In repeated sampling, we would expect the standard deviation of the
alpha estimates not to be close to the average of the estimates of its
standard error. The question to be investigated is whether the the
standard deviation of the beta estimates is close to the average of
the estimates of its standard error.
So far, so good. Where I made my mistake, I think, is in the
definition of "repeated sampling". Ordinarily in frequentist thinking,
in repeated sampling we keep the X values the same in each sample, and
we draw new disturbances, which combine with the fixed X's to give new
Y's. That also amounts to conditioning on the X's, though we wouldn't
have had to condition the X's, since our estimator should work fine even
if we changed the X's in each sample too. (If we did change the X's,
though, that change the information content in each sample--- a sample
in which X only varied between .3 and .4 would have less information and
yield worse estimates than one with X varying widely between .02 and
.94. So in small samples, especially, we'd have to make some allowance
for that.)
Here, though, we can't keep the X's fixed. If we did, then although our
first sample would have 1,000 observations with Y=1, our succeeding
samples would have about 34. We wouldn't be using the case-control
method.
So what we have to do is to think about repeated samples with 1,000 Y=0
observations and 1,000 Y=1's. Turning our usual thinking upside down,
we need to keep the Y's fixed, draw new disturbances, and let the X's
vary. This is especially hard to think about here, because knowing Y
and epsilon does not tell us X-- remember, Y is coarse and contains less
information than alpha + beta*X + epsilon,and beta is zero here too,
making things even worse.
The best way to proceed is to think about repeating the entire
scientific procedure, including the sampling as well as the estimation.
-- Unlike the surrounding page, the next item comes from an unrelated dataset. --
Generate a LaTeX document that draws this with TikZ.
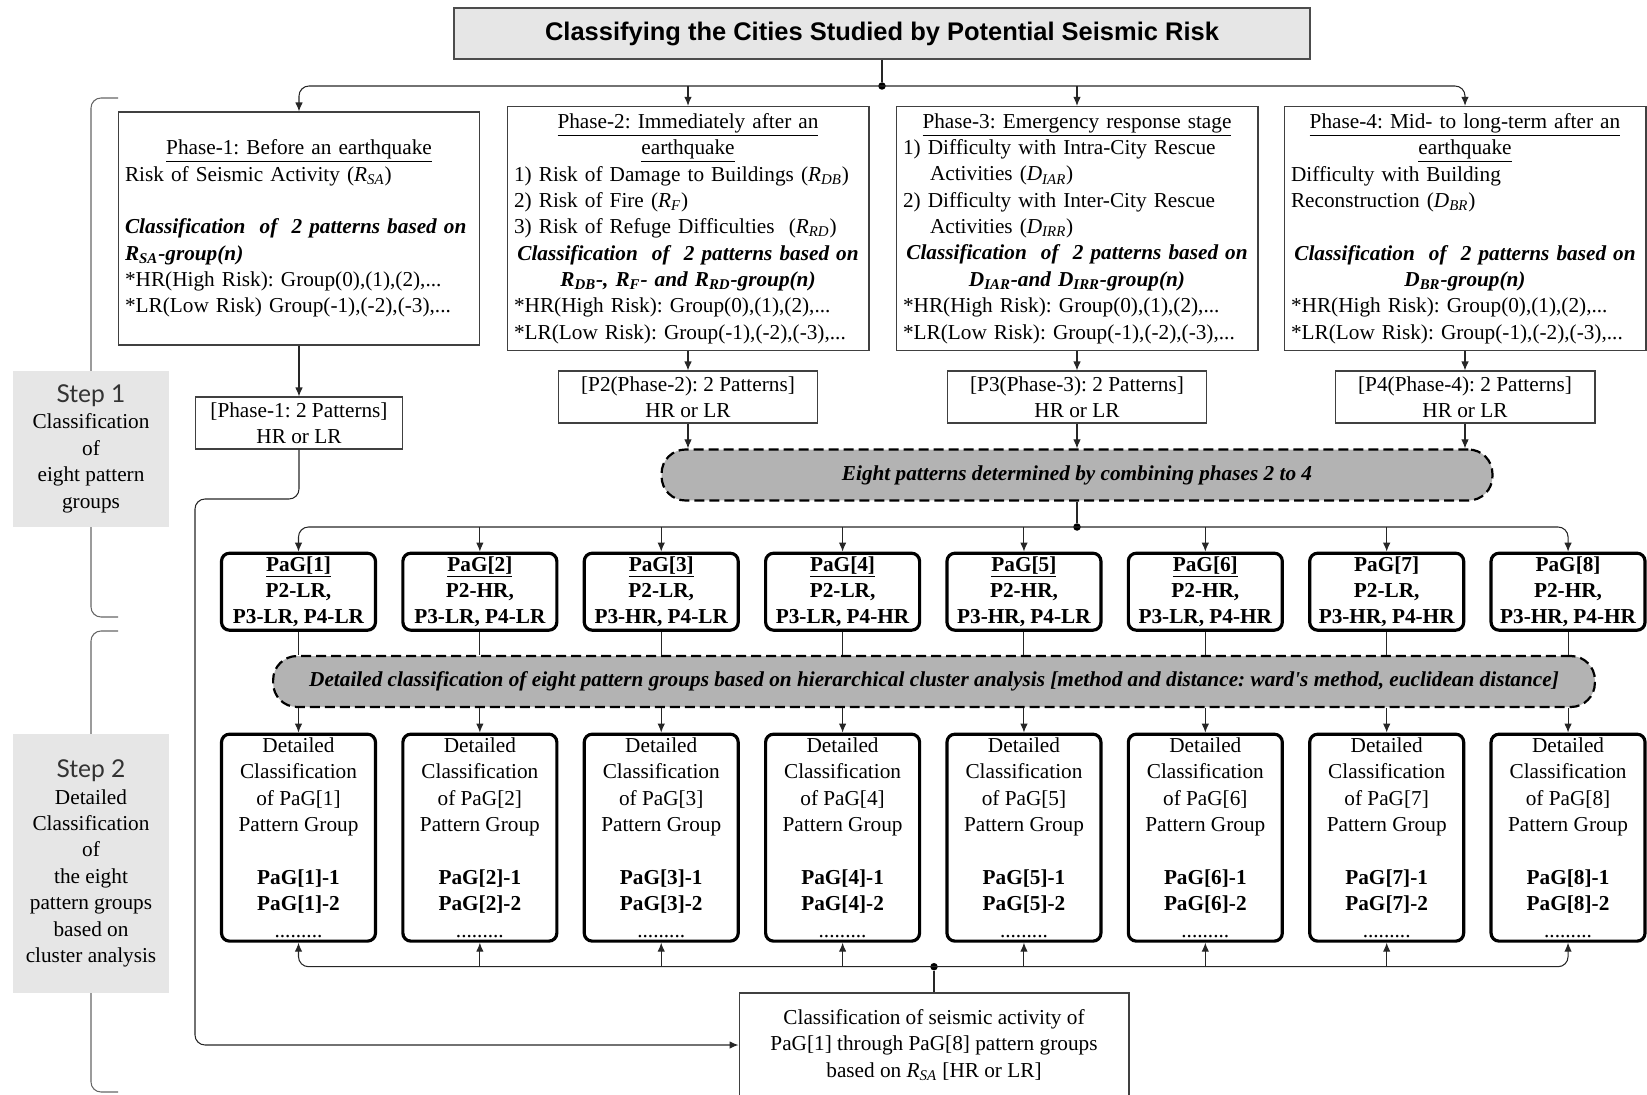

The way I did this was to take 100 n=2000 samples from the 60,000-point
population, each time combining equal-sized subsamples with Y=0 and
with Y=1.
Recall, however, that there are only 1,037 Y=1 values in the entire
population. Thus, my repeated sampling had to be with replacement, and
was using the same Y=1 observations over and over. It is OK to use the
same X values repeatedly, but these observations also had the same
epsilon values each time, so the samples are not independent in the way
needed for the law of large numbers to work. The standard errors
computed by maximum likelihood came out wrong--- not equal to the
standard deviation of the estimates, but that is to be expected when the
draws are not independent.
Realizing this, I also tried doing the procedure with 100 n=200
samples instead of 100 n=2000 samples. I still used sampling with
replacement, but now there was less overlap between replacements, less
dependence between samples. And now the estimated standard errors were
close to the standard deviations.
This, I expect is what would happen if I did the kind of repeated
sampling that is our thought experiment for the kind of real studies
that use the case-control method. That thought experiment is to take
repeated draws of 60,000-point populations, with the same X's each time
but with different epsilons and hence Y's. Each of the 100 Monte Carlo
samples would be from a different population draw.